The advantageous over hand-written solutions would be that HDF5 could use the most appropriate data structure/layout in the backend.
Revise the filter plugin framework for handling using a dynamically loaded filter with a static library. Currently, the HDF5 library has an error stack that is not obvious when this happens, so we get a lot of questions about what is happening. From a discussion with Jordan,
The last I looked at it, my understanding is that the fact that HDF5 plugins are linked in a shared fashion against HDF5 means that use of them with static builds causes two copies of the library to exist in memory, one static and one shared. Since the plugins use public symbols from HDF5 that have global state, such as H5I IDs, this causes issues where the plugins try to use memory from an uninitialized (shared) HDF5, while the IDs they’re trying to lookup exist in the memory space of the static library.
…
I believe most plugin frameworks don’t have this issue because they either don’t expose symbols used by the library a plugin is linking to or expose symbols that have constant values that don’t depend on a library being initialized to look up a value.
…
I’ll have to prototype it, but the ID lookups and the global state are the main issues with this not working correctly. If a plugin could call back into the library to resolve an ID, most problems would be fixed.
from the C-interface macros remove the references to H5CHECK and H5OPEN and require that users explicitly open the interface as in Fortran.
Add a mechanism so that applications can avoid closing the interface inappropriately. For example, developers writing parts of larger application should be able to open and close the interface in their respective parts without stepping on each other.
Would it be possible to open the library to more use cases than file writing? I have HDF5 as a serialization library in mind.
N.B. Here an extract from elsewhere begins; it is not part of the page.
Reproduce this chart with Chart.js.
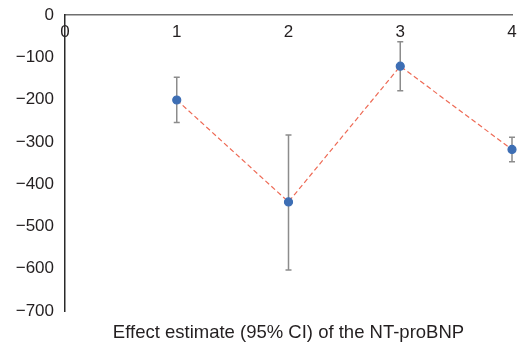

Writing/reading to/from memory is possible but the library was not really designed for that use case.
What about adding a HDF5 schema part to the library? This would help to separate content and schema, the later could be transferred separately, especially useful for the serialization use case.
I am thinking out loud and might be asking for HDF6…
I see serialization as the layer between the data and the transport layer but the ultimate goal is indeed to transfer data from one place to another continuously, aka streaming.
HDF5 itself does not have to implement streaming. It could provide this serialization layer (e.g. as an alternative to msgpack, CBOR…). I think the HDF5 data model is well suited for scientific data (with data compression, self-described data, etc…). Maybe not the file format in his current form though as it cannot be written in a sequential way (e.g. requires to update blocks).
Hoping this clarify a bit and is not to far fetched…
I think HDF5 streaming is a good topic for discussion at HUG25. Do you want to organize it or know someone who does? There have been several attempts at this, e.g., SWMR(-VFD), xrootd, incremental HDF5 File Image transfers, etc. Perhaps, it’s less of a file format question and more of a file space management question, but that’d be jumping to conclusions without an actual use case. What use case(s) did you have in mind?
I doubt that there’s a lot of appetite for library-level schematization. Self-description is precisely about not separating data and meta-data, although there might be good reasons for maintaining external descriptions (such as hdf5-json) to accommodate the notion of a schema. Of course, that creates a coherence problem, but I don’t think that we want to drag that into the library.
When I think of a schema-like construct for HDF5, I’m reminded of RDF shape expressions. The “structural openness” that comes with HDF5 isn’t easy to capture in more prescriptive terms.
Another difficulty is the level-of-detail you want to capture in a schema. There would be a reasonable expectation that the assertion of (in-)equality of two schemata would be meaningful. The h5diff-saga is the perfect example that illustrates the quagmire you get into, unless you are systematically ambiguous about the meaning of =, at all levels. And, unfortunately, datatype convertibility alone can’t settle the matter.
I agree that streaming would be nice topic for HUG25. I wont be able to host it though.
Thanks for the head up on the exploratory work!
Regarding a schema-like construct for HDF5, now that I think of it, an HDF5 file with empty data could be the schema, no need to introduce another description. I would think that strict comparison/checking is the way to go.
My use case would be transferring data of a running acquisition from receivers to an another process that would combine/process/save the data.
Using ‘in-memory files’ (is this possible from the C API?):
Create and transfer an hdf5 file with just the data structure and attributes (as a sort of schema)
Transfer partial (incremental) datasets with additional dataspace information (somewhat similar to a VFD but the other way around).